Types of Property Law exercised in India
Over the years, there have been many disputes and complications on the rights and laws regarding ownership and lease structures of real estate properties both for commercial and residential units. Therefore, time and again the Government has established and enforced various laws and acts to ensure smooth functioning of the economy. A few of the laws passed in context to real estate properties are listed below.
- The Transfer of Property Act, 1882 - Applicable since 1 July 1882, this act enables one to transfer his or her property to one or more persons.
- Urban Land Ceiling and Regulation Act, 1976 - This act was passed to ensure equal distribution of plots of land in an urban settlement to serve the state or the region.
- Forest Rights Act, 2006 - The passing of this bill on 18 December 2006 ensured safeguarding the interests of the forest dwellers who could live in the forest and cultivate for earning a livelihood and means for living.
- Land Acquisition Act, 2013 –The Indian Parliament regulated this act to provide compensation to property holders who have suffered set back due to unfair means by natural or man-made causes.
- Real Estate Regulation and Development Act, 2016 –This is one of the most effective laws Property Law in India passed by the Parliament to protect and maintain a balance between real estate property buyers and sellers in the country.

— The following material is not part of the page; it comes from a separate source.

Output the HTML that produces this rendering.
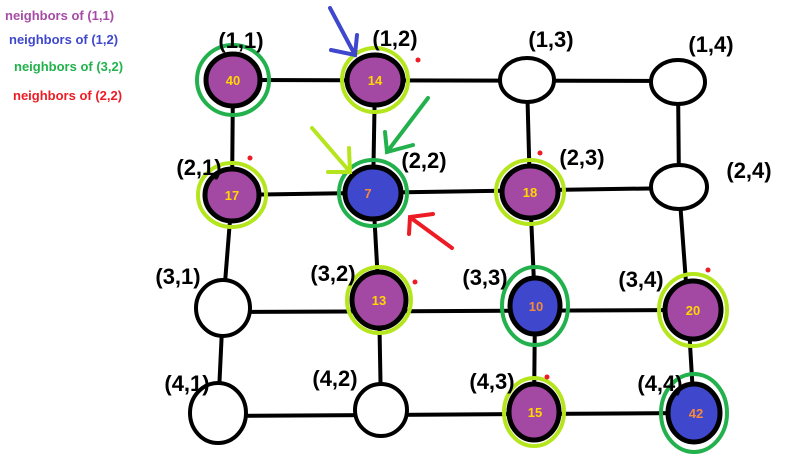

Under this act, every state has to establish a Real Estate Regulatory Authority (RERA) under which all construction plots and land area are to be registered before buying or selling of properties in it.
How Is RERA Effective?
Based on the passing of the most recent act of the Real Estate Regulation and Development Act of 2016, here are some of the major Real Estate Laws and Regulation encompassing the Act. Every investor or buyer has to abide by it to counteract dispute over land area or possession of any property in the real estate zone.
- Registration with the RERA is necessary for launching all commercial and residential projects undertaken over a land of 500 sq. m.
- Projects that were launched before the commencement of the Act must enrol for registration as well.
- On-going projects launched without registration must apply for registration within three months.
- Registration Applications are approved and rejected within 30 days.
- Successful registration comes with handing over a registration number, login id and password which the applicants need to update on the official RERA website.
Projects that are not registered with the RERA can cost a heavy penalty to investors by extracting 10% of the project cost and an imprisonment sentence for up to three years. The passing of this act has exempted many fraudulent agents and agencies from unlawfully extracting money from the buyers or investors.
What is Land Law?
As the name suggests, this law deals with the rights which one can exercise over a land area. Under this law, a person or an agency could either put land to use or deviate it from serving any purpose to any other being. It is concerned with the buying, renting and selling of real estate properties under legal authorization techniques. Listed below are some of the rights which an owner of land enjoys after buying or possession of a property or land area.
- Ownership rights: Once you have bought a piece of land by following all legal procedures and by making the necessary payments, you are bound to get the legal documents of the land at your hand which has your name in it. It implies that you own the area now.
- Putting up for rent: After getting possession of your land area, you can also put it at rent to earn a surplus from your investment.
- Use it for any commercial or residential purpose: Since you are the owner now, you can easily make use of the land area in whichever way possible or desirable.
- Make an Insurance policy: This will not only protect your land from fraudulent claims but also provide a helping hand in case of disasters or any mismanagement.
- Selling at a better price: You are also free to sell off your piece of land or a part of it at a higher price to earn greater revenue at any circumstances.
Q1. What is the full form of RERA?
Ans. RERA stands for Real Estate Regulatory Authority.
Q2. When did RERA come into action?
Ans. RERA came into action with the commencement of the Real Estate Regulation and Development Act of 2016.
Q3. What is the purpose of RERA?
Ans. To safeguard the interests of the buyers and sellers of authorized real estate properties.